Competition and Market Context
Canton Network faces competition from several enterprise blockchain networks targeting institutional finance. Among them is R3’s Corda, designed for banks and regulated financial markets with an emphasis on privacy and permissioned transactions. Another competitor, Hyperledger Fabric, has seen broad adoption in enterprise blockchain environments, particularly among financial institutions and large corporations.
The move by AMINA underscores a growing trend of regulated banks embracing blockchain infrastructure for capital markets, signaling a shift from experimental projects to operational integration.
Conclusion
AMINA Bank’s decision to custody and trade Canton Coin represents a significant step in bridging traditional banking with tokenized finance.
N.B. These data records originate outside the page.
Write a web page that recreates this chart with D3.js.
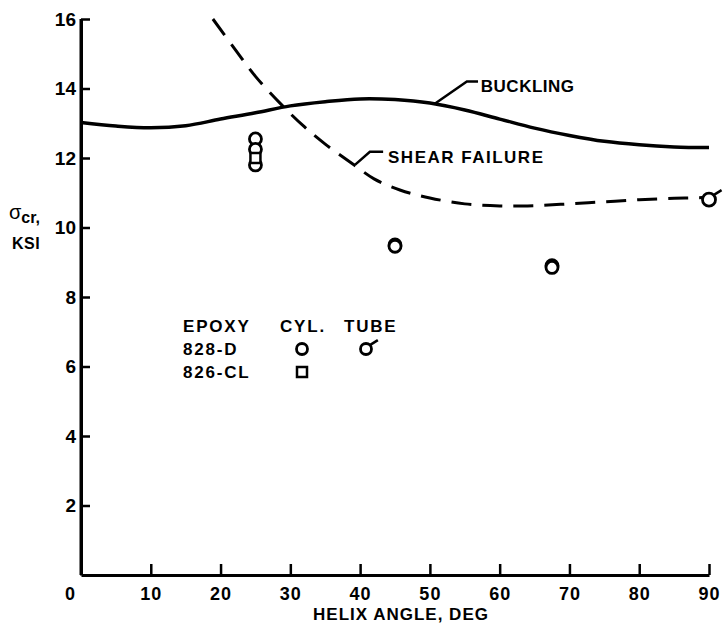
<!DOCTYPE html>
<html>
<head>
<meta charset="utf-8">
<script src="https://cdn.jsdelivr.net/npm/d3@7"></script>
<style>
  body { margin: 0; background: #fff; }
  svg text { font-family: "Liberation Sans", Arial, sans-serif; font-weight: bold; fill: #000; }
</style>
</head>
<body>
<div id="chart"></div>
<script>
// tick values
var xTicks = [0, 10, 20, 30, 40, 50, 60, 70, 80, 90];
var yTicks = [2, 4, 6, 8, 10, 12, 14, 16];

// buckling curve (solid)
var bucklingAngle  = [0, 5, 10, 15, 20, 25, 30, 35, 40, 45, 50, 55, 60, 65, 70, 75, 80, 85, 90];
var bucklingStress = [13.02, 12.92, 12.87, 12.93, 13.12, 13.3, 13.5, 13.62, 13.7, 13.68, 13.58, 13.38, 13.12, 12.86, 12.65, 12.48, 12.38, 12.32, 12.3];

// shear failure curve (dashed)
var shearAngle  = [18.9, 22, 25, 28.9, 32, 35, 39, 42, 45.7, 50, 55, 60, 65, 70, 75, 80, 85, 89];
var shearStress = [16.0, 15.15, 14.35, 13.5, 12.9, 12.4, 11.82, 11.4, 11.08, 10.85, 10.68, 10.62, 10.63, 10.68, 10.74, 10.8, 10.84, 10.86];

// test points: 828-D cylinders (circle), 826-CL cylinder (square), 828-D tube
var cylAngle  = [25, 25, 25, 25, 45, 45, 67.5, 67.5];
var cylStress = [12.55, 12.25, 11.8, 12.0, 9.5, 9.46, 8.9, 8.85];
var cylType   = ["c", "c", "c", "s", "c", "c", "c", "c"];
var tubeAngle  = [90];
var tubeStress = [10.8];

var width = 727, height = 624;
var margin = {top: 19, right: 18, bottom: 49, left: 81};

var svg = d3.select("#chart").append("svg")
    .attr("width", width)
    .attr("height", height);

var x = d3.scaleLinear().domain([0, 90]).range([margin.left, width - margin.right]);
var y = d3.scaleLinear().domain([0, 16]).range([height - margin.bottom, margin.top]);

// axes
var xAxis = svg.append("g")
    .attr("transform", "translate(0," + y(0) + ")")
    .call(d3.axisBottom(x).tickValues(xTicks).tickSizeInner(-11).tickSizeOuter(0).tickPadding(12));
var yAxis = svg.append("g")
    .attr("transform", "translate(" + x(0) + ",0)")
    .call(d3.axisLeft(y).tickValues(yTicks).tickSizeInner(-9).tickSizeOuter(0).tickPadding(5));

svg.append("line")
    .attr("x1", x(0)).attr("x2", x(0))
    .attr("y1", y(0)).attr("y2", y(16))
    .attr("stroke", "#000").attr("stroke-width", 3);

[xAxis, yAxis].forEach(function(a){
    a.select(".domain").attr("stroke", "#000").attr("stroke-width", 3);
    a.selectAll(".tick line").attr("stroke", "#000").attr("stroke-width", 2.5);
    a.selectAll(".tick text").style("font-size", "19px");
});
xAxis.selectAll(".tick text").attr("dy", "0.71em").style("font-size", "18px").style("letter-spacing", "1px");
xAxis.selectAll(".tick text").filter(function(d){ return d === 0; }).attr("dx", -11);

// axis titles
svg.append("text")
    .attr("x", (x(0) + x(90)) / 2 + 6)
    .attr("y", 620)
    .attr("text-anchor", "middle")
    .style("font-size", "17px")
    .style("letter-spacing", "1px")
    .text("HELIX ANGLE, DEG");

var ylab = svg.append("text")
    .attr("x", 9)
    .attr("y", 219)
    .style("font-size", "20px");
ylab.append("tspan").style("font-weight", "normal").text("σ");
ylab.append("tspan").attr("dy", 4).style("font-size", "16px").text("cr,");
svg.append("text")
    .attr("x", 12)
    .attr("y", 249)
    .style("font-size", "16px")
    .style("letter-spacing", "0.5px")
    .text("KSI");

// curves
var buckling = bucklingAngle.map(function(d, i){ return [d, bucklingStress[i]]; });
var shear = shearAngle.map(function(d, i){ return [d, shearStress[i]]; });

var line = d3.line()
    .x(function(d){ return x(d[0]); })
    .y(function(d){ return y(d[1]); })
    .curve(d3.curveCatmullRom.alpha(0.5));

svg.append("path")
    .datum(buckling)
    .attr("d", line)
    .attr("fill", "none")
    .attr("stroke", "#000")
    .attr("stroke-width", 3.5);

svg.append("path")
    .datum(shear)
    .attr("d", line)
    .attr("fill", "none")
    .attr("stroke", "#000")
    .attr("stroke-width", 3)
    .attr("stroke-dasharray", "20,11");

// curve labels with leaders
var labels = [
    {text: "BUCKLING", path: [[50.7, 13.56], [55.3, 14.2], [56.9, 14.2]], tx: 57.3, ty: 13.9, ls: "0.5px"},
    {text: "SHEAR FAILURE", path: [[39.3, 11.81], [41.4, 12.18], [43.3, 12.18]], tx: 44.0, ty: 11.87, ls: "1.5px"}
];
labels.forEach(function(l){
    svg.append("path")
        .attr("d", d3.line().x(function(d){ return x(d[0]); }).y(function(d){ return y(d[1]); })(l.path))
        .attr("fill", "none")
        .attr("stroke", "#000")
        .attr("stroke-width", 2.5);
    svg.append("text")
        .attr("x", x(l.tx))
        .attr("y", y(l.ty))
        .style("font-size", "17px")
        .style("letter-spacing", l.ls)
        .text(l.text);
});

// symbols
function drawCircle(g, cx, cy, r){
    g.append("circle")
        .attr("cx", cx).attr("cy", cy).attr("r", r)
        .attr("fill", "#fff")
        .attr("stroke", "#000")
        .attr("stroke-width", 2.8);
}
function drawSquare(g, cx, cy, s){
    g.append("rect")
        .attr("x", cx - s / 2).attr("y", cy - s / 2)
        .attr("width", s).attr("height", s)
        .attr("fill", "#fff")
        .attr("stroke", "#000")
        .attr("stroke-width", 2.5);
}
function drawTube(g, cx, cy, r){
    drawCircle(g, cx, cy, r);
    g.append("line")
        .attr("x1", cx + r * 0.7).attr("y1", cy - r * 0.7)
        .attr("x2", cx + r * 0.7 + 8).attr("y2", cy - r * 0.7 - 5)
        .attr("stroke", "#000").attr("stroke-width", 2.5);
}

var pts = svg.append("g");
cylAngle.forEach(function(a, i){
    if(cylType[i] === "s"){
        drawSquare(pts, x(a), y(cylStress[i]), 10);
    } else {
        drawCircle(pts, x(a), y(cylStress[i]), 6);
    }
});
tubeAngle.forEach(function(a, i){
    drawTube(pts, x(a), y(tubeStress[i]), 6.5);
});

// legend
var leg = svg.append("g");
var legRows = [
    {label: "EPOXY", cyl: "CYL.", tube: "TUBE", y: 332},
    {label: "828-D", cyl: "c", tube: "t", y: 355},
    {label: "826-CL", cyl: "s", tube: null, y: 378}
];
legRows.forEach(function(r, i){
    leg.append("text")
        .attr("x", 183).attr("y", r.y)
        .style("font-size", "17px")
        .style("letter-spacing", "1.8px")
        .text(r.label);
    if(i === 0){
        leg.append("text").attr("x", 280).attr("y", r.y)
            .style("font-size", "17px").style("letter-spacing", "1.8px").text(r.cyl);
        leg.append("text").attr("x", 344).attr("y", r.y)
            .style("font-size", "17px").style("letter-spacing", "1.8px").text(r.tube);
    } else {
        if(r.cyl === "c") drawCircle(leg, 302, r.y - 6, 5.5);
        if(r.cyl === "s") drawSquare(leg, 302, r.y - 6, 10);
        if(r.tube === "t") drawTube(leg, 366, r.y - 6, 5.5);
    }
});
</script>
</body>
</html>
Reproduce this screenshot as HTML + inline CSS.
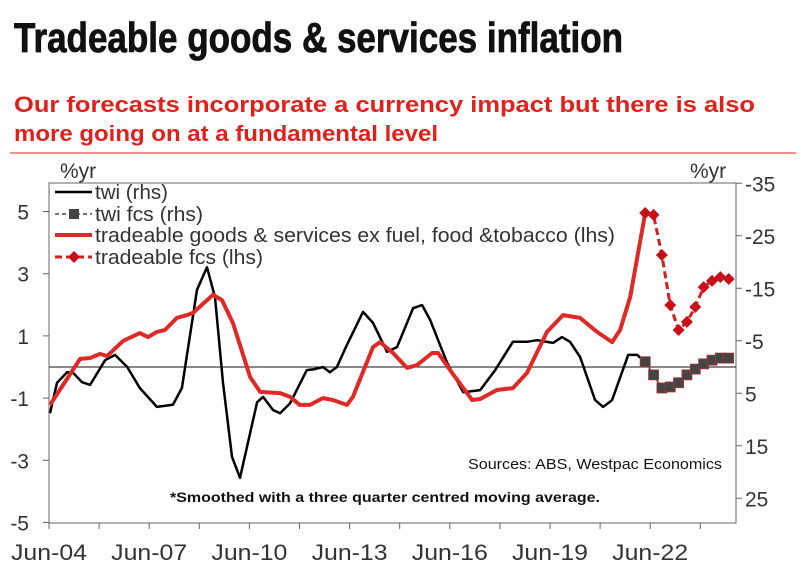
<!DOCTYPE html>
<html><head><meta charset="utf-8">
<style>
html,body{margin:0;padding:0;background:#fff;}
svg{display:block;font-family:"Liberation Sans",sans-serif;}
</style></head>
<body>
<svg id="chart" width="810" height="582" viewBox="0 0 810 582">
<text x="14" y="52" font-size="42" font-weight="bold" font-family="Liberation Sans Narrow, Liberation Sans, sans-serif" textLength="609" lengthAdjust="spacingAndGlyphs" fill="#111" stroke="#111" stroke-width="0.8">Tradeable goods &amp; services inflation</text>
<text x="14" y="112" font-size="22" font-weight="bold" fill="#e0201b" textLength="741" lengthAdjust="spacingAndGlyphs">Our forecasts incorporate a currency impact but there is also</text>
<text x="14" y="141" font-size="22" font-weight="bold" fill="#e0201b" textLength="424" lengthAdjust="spacingAndGlyphs">more going on at a fundamental level</text>
<line x1="10" y1="153" x2="796" y2="153" stroke="#e0201b" stroke-width="1"/>
<text x="60" y="178" font-size="21" fill="#333">%yr</text>
<text x="690" y="178" font-size="21" fill="#333">%yr</text>
<g id="axes"></g>
<g id="series"></g>
<g id="legend"></g>
<text x="468" y="469" font-size="15" fill="#111" textLength="254" lengthAdjust="spacingAndGlyphs">Sources: ABS, Westpac Economics</text>
<text x="170" y="502" font-size="14" font-weight="bold" fill="#111" textLength="430" lengthAdjust="spacingAndGlyphs">*Smoothed with a three quarter centred moving average.</text>
</svg>
<script>
const leftTicks=[5,3,1,-1,-3,-5];
const rightTicks=[-35,-25,-15,-5,5,15,25];
const xTickLabels=["Jun-04","Jun-07","Jun-10","Jun-13","Jun-16","Jun-19","Jun-22"];
const xTickYears=[2004.5,2007.5,2010.5,2013.5,2016.5,2019.5,2022.5];
const tgDates=[2004.53,2005.43,2005.73,2006.03,2006.24,2006.72,2007.22,2007.46,2007.73,2007.97,2008.33,2008.63,2008.81,2009.41,2009.68,2010.01,2010.52,2010.82,2011.42,2011.72,2012.01,2012.31,2012.70,2013.00,2013.42,2013.60,2014.20,2014.41,2014.80,2015.22,2015.52,2015.97,2016.15,2016.57,2017.17,2017.41,2017.91,2018.39,2018.81,2019.41,2019.89,2020.40,2020.91,2021.36,2021.60,2021.90,2022.35];
const tgValues=[-1.22,0.26,0.29,0.42,0.35,0.84,1.09,0.96,1.13,1.19,1.58,1.67,1.74,2.32,2.15,1.41,-0.32,-0.80,-0.84,-0.96,-1.22,-1.22,-1.00,-1.06,-1.22,-0.96,0.64,0.80,0.45,-0.03,0.06,0.45,0.45,-0.19,-1.06,-1.03,-0.74,-0.68,-0.19,1.13,1.67,1.58,1.13,0.80,1.19,2.25,4.95];
const fcsDates=[2022.35,2022.6,2022.85,2023.1,2023.35,2023.6,2023.85,2024.1,2024.35,2024.6,2024.85];
const tgFcs=[4.95,4.89,3.60,1.99,1.19,1.45,1.93,2.57,2.77,2.89,2.83];
const twiDates=[2004.53,2004.74,2005.04,2005.22,2005.49,2005.73,2006.18,2006.48,2006.84,2007.22,2007.73,2008.21,2008.48,2008.93,2009.23,2009.47,2009.71,2009.98,2010.22,2010.73,2010.91,2011.21,2011.42,2011.72,2012.22,2012.46,2012.70,2012.91,2013.12,2013.42,2013.90,2014.20,2014.62,2014.92,2015.40,2015.67,2015.91,2016.42,2016.90,2017.41,2017.86,2018.39,2018.81,2019.11,2019.59,2019.86,2020.10,2020.40,2020.85,2021.09,2021.36,2021.84,2022.11,2022.29,2022.35];
const twiValues=[8.8,3.0,1.0,1.1,2.9,3.4,-1.3,-2.3,0,4.0,7.6,7.2,4.0,-14.7,-19.0,-13.3,3.0,17.1,21.1,6.7,5.7,8.2,8.8,6.9,0.6,0.4,0,1.0,0,-4.2,-10.5,-8.4,-2.9,-3.8,-11.2,-11.8,-9.0,-0.8,4.8,4.4,0.6,-4.8,-4.8,-5.1,-4.6,-5.7,-4.8,-1.9,6.3,7.6,6.3,-2.3,-2.3,-1.3,-1.0];
const twiFcs=[-1.0,1.5,4.0,3.8,3.0,1.5,0.4,-0.6,-1.3,-1.7,-1.7];

const NS="http://www.w3.org/2000/svg";
const X0=49, PXY=33.4, L=49, R=736, T=183, B=523, Y0=367;
function xs(yr){return X0+(yr-2004.5)*PXY;}
function yl(v){return Y0-v*31.1;}
function yr(v){return Y0+v*5.25;}
function mk(tag,attrs,parent){const e=document.createElementNS(NS,tag);for(const k in attrs)e.setAttribute(k,attrs[k]);parent.appendChild(e);return e;}
const axes=document.getElementById('axes'), ser=document.getElementById('series'), leg=document.getElementById('legend');

let e=mk('rect',{x:L,y:T,width:R-L,height:B-T,fill:'none',stroke:'#666','stroke-width':1},axes);


e=mk('line',{x1:L,y1:Y0,x2:R,y2:Y0,stroke:'#111','stroke-width':1},axes);


leftTicks.forEach(v=>{
  const y=yl(v);
  let t=mk('line',{x1:L-6,y1:y,x2:L,y2:y,stroke:'#666'},axes);
  
  
  let tx=mk('text',{x:29,y:y+8,'font-size':21,fill:'#333','text-anchor':'end'},axes);
  tx.textContent=v;
  
  
});
rightTicks.forEach(v=>{
  const y=yr(v);
  let t=mk('line',{x1:R,y1:y,x2:R+6,y2:y,stroke:'#666'},axes);
  
  
  let tx=mk('text',{x:745,y:y+8,'font-size':21,fill:'#333'},axes);
  tx.textContent=v;
  
  
});
for(let yv=2004.5; xs(yv)<=R+1; yv+=1.5){
  let t=mk('line',{x1:xs(yv),y1:B,x2:xs(yv),y2:B+6,stroke:'#666'},axes);
  
  
}
xTickLabels.forEach((s,i)=>{
  let tx=mk('text',{x:xs(xTickYears[i]),y:560,'font-size':22,fill:'#333','text-anchor':'middle',textLength:76,lengthAdjust:'spacingAndGlyphs'},axes);
  tx.textContent=s;
  
  
});

function pts(d,v,f){return d.map((x,i)=>xs(x).toFixed(1)+','+f(v[i]).toFixed(1)).join(' ');}
let p=mk('polyline',{points:pts(twiDates,twiValues,yr),fill:'none',stroke:'#000','stroke-width':2.5,'stroke-linejoin':'round'},ser);


p=mk('polyline',{points:pts(tgDates,tgValues,yl),fill:'none',stroke:'#dd2a27','stroke-width':4,'stroke-linejoin':'round'},ser);


p=mk('polyline',{points:pts(fcsDates,twiFcs,yr),fill:'none',stroke:'#444','stroke-width':1.5,'stroke-dasharray':'4,3'},ser);


fcsDates.forEach((d,i)=>{
  const s=mk('rect',{x:xs(d)-5,y:yr(twiFcs[i])-5,width:10,height:10,fill:'#444',stroke:'#a33','stroke-width':0.8},ser);
  
  
});
p=mk('polyline',{points:pts(fcsDates,tgFcs,yl),fill:'none',stroke:'#d0201c','stroke-width':3,'stroke-dasharray':'7,4'},ser);


fcsDates.forEach((d,i)=>{
  const x=xs(d),y=yl(tgFcs[i]);
  const s=mk('polygon',{points:`${x},${y-6} ${x+6},${y} ${x},${y+6} ${x-6},${y}`,fill:'#c8101a'},ser);
  
  
});

const legY=[192,214,235,257];
const legLabels=["twi (rhs)","twi fcs (rhs)","tradeable goods & services ex fuel, food &tobacco (lhs)","tradeable fcs (lhs)"];
const legWidths=[73,108,520,168];
legLabels.forEach((s,i)=>{
  const y=legY[i];
  let ln;
  if(i===0) ln=mk('line',{x1:55,y1:y,x2:92,y2:y,stroke:'#000','stroke-width':2.5},leg);
  if(i===1){ln=mk('line',{x1:55,y1:y,x2:92,y2:y,stroke:'#444','stroke-width':1.5,'stroke-dasharray':'4,3'},leg);
    const m=mk('rect',{x:69,y:y-5,width:10,height:10,fill:'#444'},leg);
    
    }
  if(i===2) ln=mk('line',{x1:55,y1:y,x2:92,y2:y,stroke:'#dd2a27','stroke-width':4},leg);
  if(i===3){ln=mk('line',{x1:55,y1:y,x2:92,y2:y,stroke:'#d0201c','stroke-width':3,'stroke-dasharray':'7,4'},leg);
    const m=mk('polygon',{points:`74,${y-6} 80,${y} 74,${y+6} 68,${y}`,fill:'#c8101a'},leg);
    
    }
  
  
  const t=mk('text',{x:95,y:y+7,'font-size':20,fill:'#333',textLength:legWidths[i],lengthAdjust:'spacingAndGlyphs'},leg);
  t.textContent=s;
  
  
});
</script>
</body></html>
By offering regulated access to the Canton Network, the bank provides institutional clients with a compliant pathway to participate in blockchain-based capital markets, potentially accelerating adoption among traditional financial players.
FAQs
Q1: What is Canton Coin?
Canton Coin is the native token of the Canton Network, a public blockchain designed for institutional capital markets and tokenized finance. It is used for settlement, collateral management, and other financial activities within the network.
Q2: Why is AMINA Bank’s move significant?
AMINA is the first FINMA-regulated bank to offer custody and trading for Canton Coin. This provides institutional clients with a regulated, compliant alternative to crypto-native exchanges, potentially reducing operational and regulatory risks.
Q3: What is the Canton Network?
The Canton Network is a public blockchain developed by Digital Asset, backed by major financial institutions like DTCC, Visa, Goldman Sachs, and Citadel. It focuses on tokenized assets, settlement, and capital market infrastructure for traditional finance.